Hitting the weeds with Bill

I let Bill lead off, suggesting he work the open pockets in the shoreline weeds. I followed up with my all-black weapon. Within a block, we had nine largemouths landed—three of them to Bill. At that time, eating bass was okay.

“Gapen, we could have done this in a boat, you know” came Bill’s comment as he released his fourth fish. I acknowledged his comment and returned an answer. “But, Bill, it wouldn’t have been near as much fun. This way, we’re sneaking up on them in a way they wouldn’t have suspected.”

As I hit an unusually large bass he’d missed with his nightcrawler, I laughed and pointed to the city buildings around us. By now, all the gang in suits and ties were zipping by us. Some even honked or waved as I jerked a 7- pound largemouth to surface. Bill said something about a black hairy worm he wasn’t using.

We fished on for a couple more hours, always on the outside of the shore weeds, working them slowly and with the finesse only Bill possessed. I forgot how many bass we took, but my dear friend had enough bass, and pike to go home with to make up several meals. Bill did do one thing that I failed to do. He caught two huge bluegills and a fat Rock bass. I caught the two pike, one an 8-pounder. All were taken in a small lake situated in the central region of Minneapolis. That was long ago. The lake is gone now, covered up with an office complex.

 

The best way to hit city slicker fish

Even so, there’s a lesson in that day with Bill. If you want to catch fish in your city lakes, try wading.

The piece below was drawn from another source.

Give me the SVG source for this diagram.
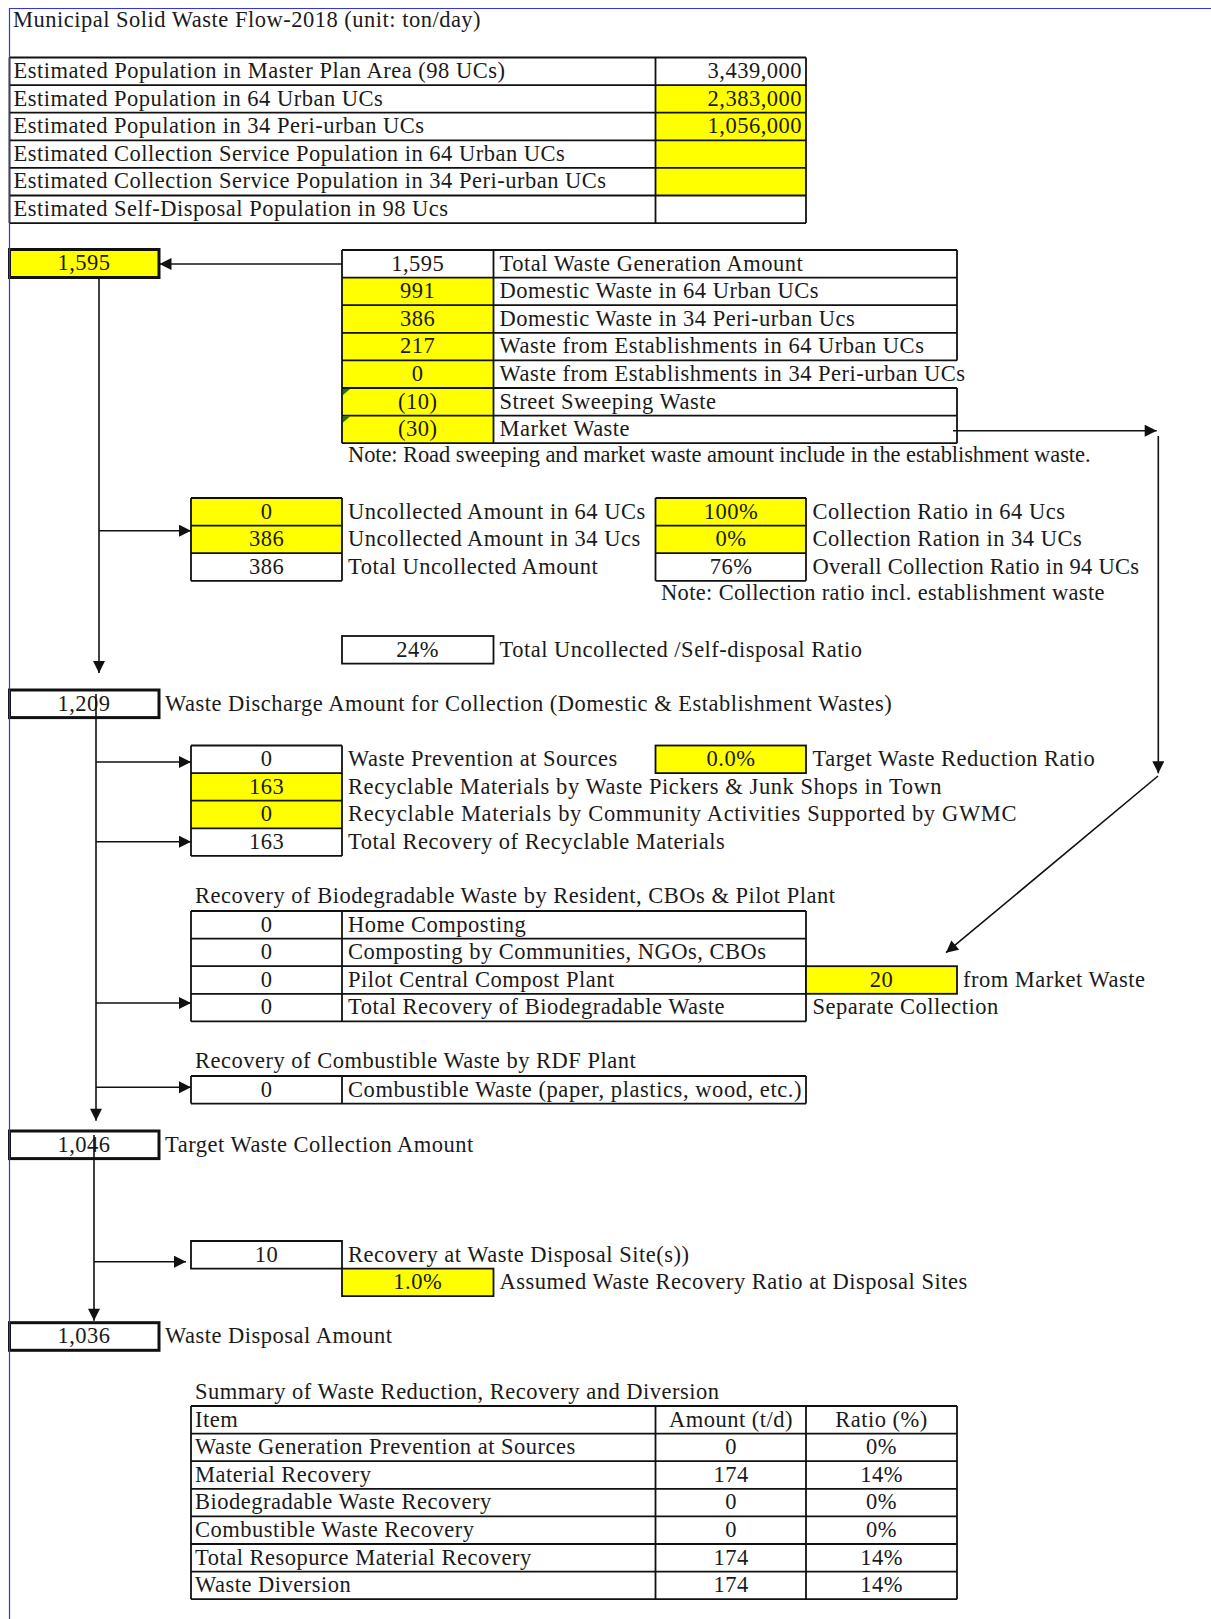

Oh yes, Bill and I did it in blue jeans and white tennis shoes. The shoes weren’t as white when we finished, but we sure had fun.

So, readers, I challenge you to give your local lake a go. Try wading them. If the water is too deep, it won’t be at the edge of the weeds. Walk along, cast ahead of yourself and catch a bass or two as you think about the old mentor Bill Binkleman, and the River Rat, Dan Gapen Sr.